Welby’s defenders say that he was told in 2013 that the matter was being looked into by the police, so there was no need for him to do anything further. The review didn’t buy this. It concluded that Welby should have been more active in ensuring that the case was being progressed with the police and with the South African bishop: he had “a personal and moral responsibility to pursue this further”.
But the true significance of this case is not about whether Justin Welby should have chased people harder in 2013. It is a tale of the kinds of institutional errors that are banal in themselves but can in the wrong circumstances cause disasters - miscommunications, failures to action things, failures to follow things up, improper disclosures, complacency. Plus the structural pathologies of incestuous, élitist subcultures like Iwerne that gave Smyth the scope to commit his abuse in the first place. The secular authorities, in the shape of the police and Winchester College leadership, did not exactly cover themselves in glory either. There was a general failure to put victims’ interests first.
The Archbishop’s responsibility is essentially corporate and not personal. A man who may have been the Church of England’s biggest ever sex offender was allowed to get away with it on Welby’s watch. John Smyth has escaped justice (in this world, at least - for those who believe in Hell, it is not pleasant to contemplate what may be happening to him now). The closest that he got to being made answerable for his crimes came about not through anything that anyone in England did but through the actions of the Zimbabwean police and courts. Under those circumstances, it was not easy to see how Justin Welby could have remained in office.

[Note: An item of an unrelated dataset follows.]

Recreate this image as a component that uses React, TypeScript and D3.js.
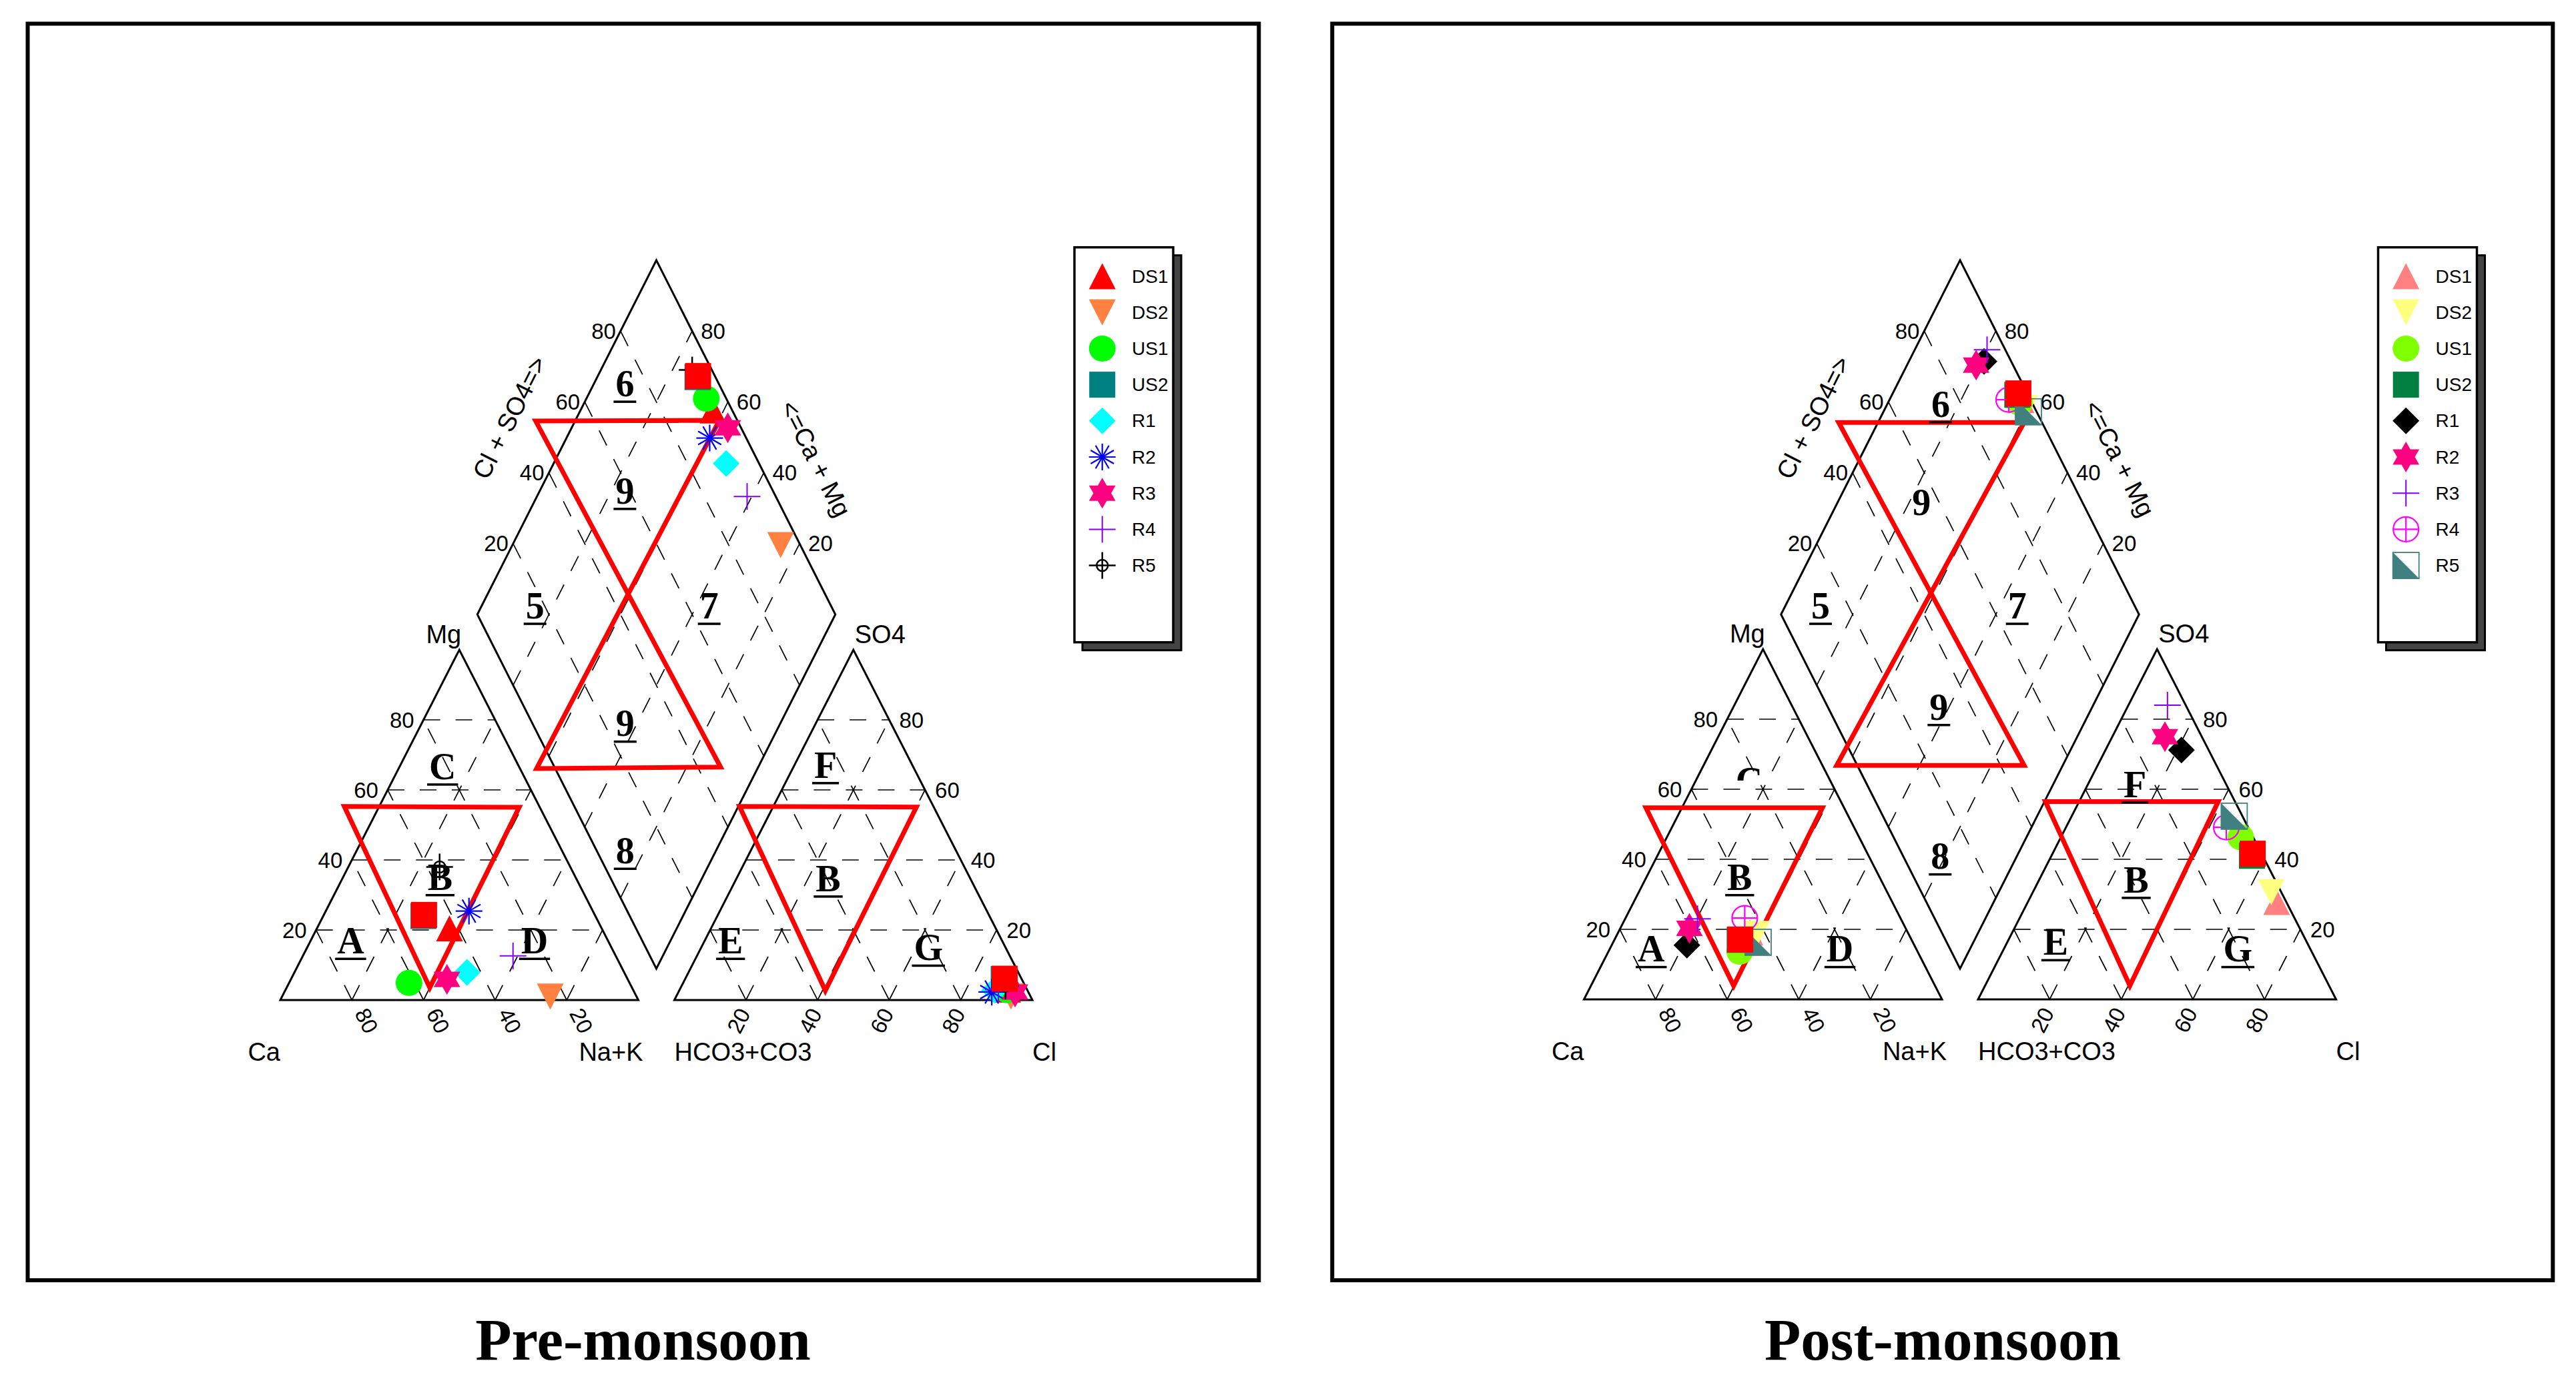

The review report has made recommendations; it remains to be seen whether they will be followed. Initial sentiment among the victims seems not to be optimistic - the church has been here before, and this is not the first safeguarding report to be published. Perhaps the fall of an Archbishop will bring church officials to an awareness that failings will not go without accountability, even at the highest levels. If not, there may yet be more John Smyths.